As our impending end date loomed, I committed to making the most of the little time I had left with Jessy. Whatever the future held, she’d never forget me.
‘Let’s make sure to get a bunch of photos with some of these guys, keep Derek happy,’ I said, swinging a hand over her shoulders and trying not to think about just how close we’d been only minutes ago – how close I wanted to be again. ‘And then let’s escape.’
‘YOU KNOW,’ JESSY SAID as we slipped out of the back door, nodding our thanks to the security who’d seen to the mass of photographers out front. ‘The night doesn’t have to end here. We could go … there.’
‘There?’ I repeated vaguely, looking in the direction she was pointing. ‘Oh.’
It was a tattoo parlour, one of those bougie ones that offered local anaesthetic while you waited and you usually had to have an original design already prepared.
I wasn’t really a tattoo kind of guy. Not for any particular reason – but I had never felt compelled by anything enough to have it immortalized on my body.
One glance at Jessy, though, and I was all for it.

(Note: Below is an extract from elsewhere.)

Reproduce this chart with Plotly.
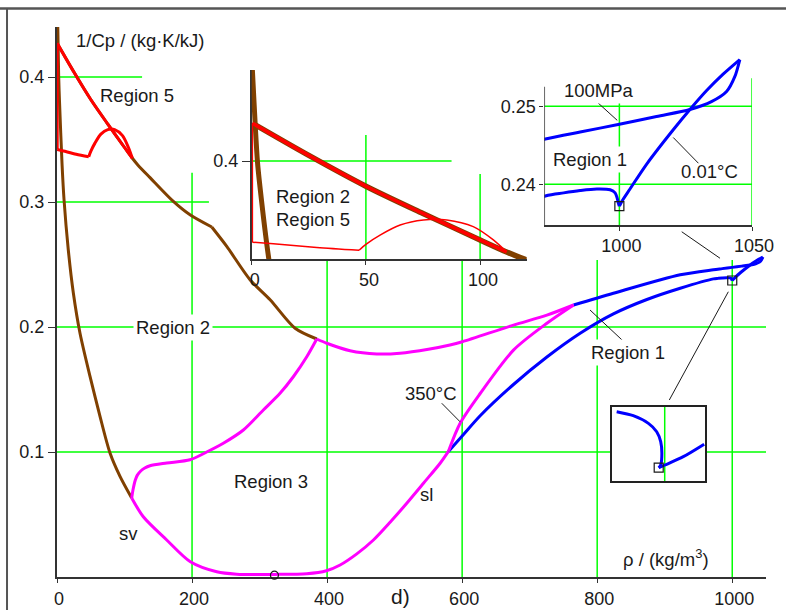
import plotly.graph_objects as go

# ---------------- data: 1/cp [kg K/kJ] versus density [kg/m3] ----------------
# saturated vapour line up to 350 degC (Region 2 boundary)
sv_rho = [0.3, 2.5, 3.6, 7.5, 10.4, 16.7, 24.2, 34.0, 48.9, 63.7, 78.5, 93.3, 110.6]
sv_icp = [0.465, 0.400, 0.382, 0.330, 0.302, 0.2618, 0.2272, 0.1952, 0.1605, 0.1285, 0.0992, 0.0805, 0.0632]

# 800 degC isotherm from p -> 0 up to 100 MPa (first six points: up to 50 MPa, shared with Region 5)
t800_rho = [0.3, 25, 50, 75, 100, 111.6, 120, 137.8, 172.3, 197, 229.2]
t800_icp = [0.427, 0.404, 0.382, 0.3625, 0.3436, 0.3350, 0.3295, 0.3195, 0.3005, 0.2898, 0.2800]
N50 = 6

# 100 MPa isobar in Region 2 (800 degC down to the B23 line)
p100_r2_rho = [229.2, 251.4, 285.9, 315.6, 352.6, 384.7]
p100_r2_icp = [0.2800, 0.2645, 0.2378, 0.2218, 0.1990, 0.1904]

# Region 5: ideal-gas limit, 2000 degC isotherm, 50 MPa isobar
p0_rho, p0_icp = [0.3, 0.3], [0.427, 0.342]
t2000_rho = [0.3, 9.5, 28.5, 47.0]
t2000_icp = [0.342, 0.3408, 0.3382, 0.3362]
p50_rho = [47.0, 50.0, 56.2, 65.0, 75.2, 85.4, 97.0, 105.8, 111.6]
p50_icp = [0.3362, 0.3405, 0.3471, 0.3543, 0.3579, 0.3579, 0.3531, 0.3436, 0.3350]

# Region 3: saturation dome from sv(350 degC) through the critical point to sl(350 degC)
dome_rho = [110.6, 127.8, 162.5, 197.5, 236.6, 266, 322, 370, 399, 419.3, 444, 468.6, 493.3, 518, 542.7, 567.4, 579.7]
dome_icp = [0.0632, 0.0482, 0.0296, 0.0122, 0.0042, 0.0023, 0.0021, 0.0026, 0.0050, 0.0096, 0.0185, 0.0296, 0.0438,
            0.0590, 0.0750, 0.0910, 0.1005]
# B23 boundary line
b23_rho = [110.6, 112.5, 116, 119, 124, 130, 137.7, 162.5, 197, 221.7, 246.3, 276, 305.6, 330.3, 350, 369.9, 384.7]
b23_icp = [0.0632, 0.0696, 0.0776, 0.0815, 0.0848, 0.0872, 0.0890, 0.0912, 0.0938, 0.1000, 0.1070, 0.1176, 0.1336,
           0.1470, 0.1602, 0.1762, 0.1904]
# 100 MPa isobar in Region 3
p100_r3_rho = [384.7, 399.5, 434, 473.6, 508, 550, 582, 600.3, 676, 725.5, 765]
p100_r3_icp = [0.1904, 0.1870, 0.1810, 0.1784, 0.1790, 0.1822, 0.1856, 0.1882, 0.2015, 0.2095, 0.2176]
# 350 degC isotherm (Region 1 / Region 3 border)
t350_rho = [579.7, 597, 626.7, 676, 725.5, 765]
t350_icp = [0.1005, 0.1230, 0.1468, 0.1815, 0.2030, 0.2176]

# Region 1: saturated liquid down to the triple point
sl_rho = [579.7, 602, 626.7, 676, 725.5, 774.8, 824, 873.6, 923, 972.1, 979, 985.2, 991.5, 996.5,
          998.4, 999.2, 999.6, 1000]
sl_icp = [0.1005, 0.1140, 0.1290, 0.1540, 0.1760, 0.1950, 0.2105, 0.2220, 0.2310, 0.2385, 0.2389, 0.2392, 0.2394,
          0.2393, 0.2389, 0.2382, 0.2376, 0.2372]
# 0.01 degC isotherm up to 100 MPa
t001_rho = [1000, 1000.9, 1004, 1010.3, 1020.3, 1026.6, 1032.8, 1039, 1045.4]
t001_icp = [0.2372, 0.2378, 0.2394, 0.2426, 0.2470, 0.2496, 0.2520, 0.2541, 0.2560]
# 100 MPa isobar in Region 1
p100_r1_rho = [1045.4, 1043.5, 1040.4, 1034.7, 1026.6, 1014, 1000, 985.2, 972.1, 923, 824, 765]
p100_r1_icp = [0.2560, 0.2538, 0.2519, 0.2506, 0.2496, 0.2487, 0.2477, 0.2467, 0.2458, 0.2418, 0.2270, 0.2176]

# magnified saturated-liquid line and 0.01 degC isotherm around the triple point
box_sl_rho = [998.32, 998.90, 999.43, 999.72, 999.86, 999.90, 999.86, 999.79]
box_sl_icp = [0.23966, 0.23947, 0.23910, 0.23870, 0.23822, 0.23766, 0.23710, 0.23697]
box_t001_rho = [999.79, 1000.01, 1000.65, 1001.38]
box_t001_icp = [0.23697, 0.23710, 0.23750, 0.23810]

tp_rho, tp_icp = [1000.0], [0.2372]          # triple point (liquid)
tp_box_rho, tp_box_icp = [999.79], [0.23697]
crit_rho, crit_icp = [322.0], [0.0015]       # critical point

x_ticks = [0, 200, 400, 600, 800, 1000]
y_ticks = [0.1, 0.2, 0.3, 0.4]
ins1_xticks, ins1_yticks = [0, 50, 100], [0.4]
ins3_xticks, ins3_yticks = [1000, 1050], [0.24, 0.25]

BROWN, RED, BLUE, MAG, GREEN = "#804000", "#FF0000", "#0000FF", "#FF00FF", "#00FF00"
FONT = "Arial, Liberation Sans, sans-serif"
INK = "#1a1a1a"

fig = go.Figure()


def line(x, y, color, width, ax="", smooth=True):
    fig.add_trace(go.Scatter(x=x, y=y, mode="lines",
                             line=dict(color=color, width=width, shape="spline" if smooth else "linear",
                                       smoothing=0.8),
                             xaxis="x" + ax, yaxis="y" + ax, hoverinfo="skip", showlegend=False))


def mark(x, y, symbol, size, ax=""):
    fig.add_trace(go.Scatter(x=x, y=y, mode="markers", cliponaxis=False,
                             marker=dict(symbol=symbol, size=size, color=INK, line=dict(color=INK, width=1.2)),
                             xaxis="x" + ax, yaxis="y" + ax, hoverinfo="skip", showlegend=False))


def region1(ax, w):
    line(sl_rho, sl_icp, BLUE, w, ax)
    line(t001_rho, t001_icp, BLUE, w, ax)
    line(p100_r1_rho, p100_r1_icp, BLUE, w, ax)


def region2(ax, w):
    line(sv_rho, sv_icp, BROWN, w, ax)
    line(t800_rho, t800_icp, BROWN, w, ax)
    line(p100_r2_rho, p100_r2_icp, BROWN, w, ax)


# ---- main diagram ----
region2("", 3)
line(p0_rho, p0_icp, RED, 3, smooth=False)
line(t2000_rho, t2000_icp, RED, 3)
line(p50_rho, p50_icp, RED, 3)
line(t800_rho[:N50], t800_icp[:N50], RED, 3)
region1("", 3)
line(dome_rho, dome_icp, MAG, 3)
line(b23_rho, b23_icp, MAG, 3)
line(p100_r3_rho, p100_r3_icp, MAG, 3)
line(t350_rho, t350_icp, MAG, 3)
mark(tp_rho, tp_icp, "square-open", 9)
mark(crit_rho, crit_icp, "circle-open", 8)

# ---- inset: Regions 2 and 5 at low density ----
line(sv_rho, sv_icp, BROWN, 5, "2")
line(t800_rho, t800_icp, BROWN, 5.5, "2")
line(p0_rho, p0_icp, RED, 1.5, "2", smooth=False)
line(t2000_rho, t2000_icp, RED, 1.5, "2")
line(p50_rho, p50_icp, RED, 1.5, "2")
line(t800_rho[:N50], t800_icp[:N50], RED, 3.5, "2")

# ---- inset: Region 1 near the triple point ----
region1("3", 3)
mark(tp_rho, tp_icp, "square-open", 9, "3")

# ---- small magnifier box ----
line(box_sl_rho, box_sl_icp, BLUE, 3, "4")
line(box_t001_rho, box_t001_icp, BLUE, 3, "4")
mark(tp_box_rho, tp_box_icp, "square-open", 9, "4")

# ---------------- decoration: partial grid lines and leader lines ----------------
shapes = []


def seg(x0, y0, x1, y1, ax="", color=GREEN, width=1.5, layer="below"):
    shapes.append(dict(type="line", x0=x0, y0=y0, x1=x1, y1=y1, xref="x" + ax, yref="y" + ax,
                       line=dict(color=color, width=width), layer=layer))


# main grid
seg(0, 0.4, 126, 0.4)
seg(0, 0.3, 225, 0.3)
seg(0, 0.2, 1050, 0.2)
seg(0, 0.1, 826.5, 0.1)
seg(958.5, 0.1, 1050, 0.1)
seg(200, 0, 200, 0.3234)
seg(400, 0, 400, 0.266)
seg(600, 0, 600, 0.2594)
seg(800, 0, 800, 0.2536)
seg(1000, 0, 1000, 0.2536)
# inset 1 grid
seg(0, 0.4, 87.5, 0.4, "2")
seg(50, 0.33, 50, 0.4186, "2")
seg(100, 0.33, 100, 0.3907, "2")
# inset 3 grid and its y axis
seg(971.7, 0.25, 1050, 0.25, "3")
seg(971.7, 0.24, 1050, 0.24, "3")
seg(1000, 0.23478, 1000, 0.2517, "3")
seg(1050, 0.23478, 1050, 0.2536, "3")
seg(971.7, 0.23478, 971.7, 0.2525, "3", color="#333", width=1.5, layer="above")
# magnifier grid
seg(1000, 0.23633, 1000, 0.23990, "4")

# leader lines
seg(569.8, 0.139, 596.9, 0.1242, color=INK, width=1, layer="above")
seg(789.4, 0.2136, 841.2, 0.1874, color=INK, width=1, layer="above")
seg(994.2, 0.2282, 906.8, 0.1416, color=INK, width=1, layer="above")
seg(925.2, 0.2762, 981.9, 0.2550, color=INK, width=1, layer="above")
seg(990.8, 0.2508, 999.2, 0.2482, "3", color=INK, width=1, layer="above")
seg(1020.3, 0.2460, 1029.8, 0.2427, "3", color=INK, width=1, layer="above")

# page frame
shapes.append(dict(type="line", xref="paper", yref="paper", x0=-0.0804, x1=1.0282, y0=1.0336, y1=1.0336,
                   line=dict(color="#555", width=2.5)))
shapes.append(dict(type="line", xref="paper", yref="paper", x0=-0.0705, x1=-0.0705, y0=-0.06, y1=1.0336,
                   line=dict(color="#555", width=2)))

# ---------------- text ----------------
annotations = []


def text(s, x, y, ax="", size=18.5, bg=None, xref=None, yref=None, yanchor="middle"):
    a = dict(text=s, x=x, y=y, xref=xref or "x" + ax, yref=yref or "y" + ax, showarrow=False,
             font=dict(family=FONT, size=size, color=INK), xanchor="center", yanchor=yanchor)
    if bg:
        a.update(bgcolor=bg, borderpad=2)
    annotations.append(a)


text("1/Cp / (kg·K/kJ)", 123.0, 0.4296)
text("Region 5", 119.2, 0.3856)
text("Region 2", 172.3, 0.2, bg="white")
text("Region 3", 316.5, 0.0768)
text("sv", 106.6, 0.0352)
text("sl", 547.2, 0.066)
text("350°C", 554.6, 0.1472)
text("Region 1", 845.7, 0.1796, bg="white")
text("ρ / (kg/m<sup>3</sup>)", 902, 0.0150)
text("Region 2", 26.9, 0.3750, "2")
text("Region 5", 26.9, 0.3582, "2")
text("100MPa", 992.4, 0.25209, "3", bg="white")
text("Region 1", 989.0, 0.24318, "3", bg="white")
text("0.01°C", 1033.8, 0.24164, "3")
text("d)", 0.4838, -0.0595, size=21, xref="paper", yref="paper", yanchor="bottom")

tickfont = dict(family=FONT, size=18, color=INK)
axcommon = dict(showgrid=False, zeroline=False, showline=True, linecolor="#333", ticks="outside",
                tickcolor="#333", tickfont=tickfont, layer="below traces", fixedrange=True, automargin=False)
boxax = dict(showgrid=False, zeroline=False, showline=True, mirror=True, linecolor="#222", linewidth=1.5,
             showticklabels=False, ticks="", fixedrange=True, automargin=False)

fig.update_layout(
    width=786, height=610, autosize=False,
    margin=dict(l=57, r=20, t=27, b=33, autoexpand=False),
    paper_bgcolor="white", plot_bgcolor="white",
    font=dict(family=FONT, color=INK),
    showlegend=False,
    xaxis=dict(axcommon, domain=[0, 1], range=[0, 1050], tickvals=x_ticks, ticklen=4, linewidth=2,
               ticklabelshift=2, anchor="y"),
    yaxis=dict(axcommon, domain=[0, 1], range=[0, 0.44], tickvals=y_ticks, ticktext=[f"{v:.1f}" for v in y_ticks],
               ticklen=7, linewidth=2, anchor="x"),
    xaxis2=dict(axcommon, domain=[0.2746, 0.6625], range=[0, 120.4], tickvals=ins1_xticks, ticklen=4,
                linewidth=1.5, ticklabelshift=3, anchor="y2"),
    yaxis2=dict(axcommon, domain=[0.5782, 0.9218], range=[0.33, 0.465], tickvals=ins1_yticks, ticktext=["0.4"],
                ticklen=8, linewidth=1.5, anchor="x2"),
    xaxis3=dict(axcommon, domain=[0.6873, 0.9803], range=[971.7, 1050], tickvals=ins3_xticks, ticklen=4,
                linewidth=1.5, ticklabelshift=2, anchor="y3"),
    yaxis3=dict(axcommon, domain=[0.64, 0.9509], range=[0.23478, 0.25671], tickvals=ins3_yticks,
                ticktext=["0.24", "0.25"], ticklen=4, showline=False, anchor="x3"),
    xaxis4=dict(boxax, domain=[0.7824, 0.9140], range=[998.147, 1001.41], anchor="y4"),
    yaxis4=dict(boxax, domain=[0.1745, 0.3096], range=[0.23633, 0.23990], anchor="x4"),
    shapes=shapes,
    annotations=annotations,
)

fig.write_html("out.html")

What better way to make sure I had a part of her forever?
‘Want to go in?’ I asked, already knowing the answer.
Her smile broadened. ‘You read my mind.’
‘Yeah, right. Come on then.’ I took her hand and led us across the street.
The tattoo parlour’s interior was everything I had expected from the outside. It felt more like a beauty boutique, all clean marble and spot lighting. There was some incense burning somewhere that was a little too sweet for my liking, but the woman at the desk smiled warmly as her gaze flickered over us.
‘Good evening,’ she said brightly. ‘Please, have a look around.’
The designs were impressively laid out in lightboxes all over the walls. Honestly, if there wasn’t a medical-looking chair and the word ‘tattooist’ emblazoned over the door, I would have guessed that this was a fancy art gallery, not a place where someone got ink layered under their skin.
‘You want to get one?’ Jessy asked quietly, squeezing my hand.
This was mad.
Seriously, people did not just wander into tattoo places and get a tattoo. This was something you thought about for ages, considering the pros and cons, thinking about –
My gaze met Jessy’s, warm and trusting and … something else. Something that left me feeling breathless.
‘Yeah, I think so,’ I said back just as quietly, and found to my surprise that I really meant it.
A tattoo with Jessy … Well, if I couldn’t keep the woman herself …
‘You could always get matching tattoos. Very popular,’ suggested the woman by the desk.
I turned back to Jessy. She was leaning up on her tiptoes to examine a few of the designs.
‘They’re all so gorgeous,’ she murmured, almost to herself. ‘Look at the detail.’
My heart swelled with affection. She was so … so thoughtful. So observant. Always seeing the beauty in the smallest of things.
‘I want to get a tattoo with you,’ I heard myself saying.
Jessy stiffened, just for a moment, then turned to me slowly. ‘You do?’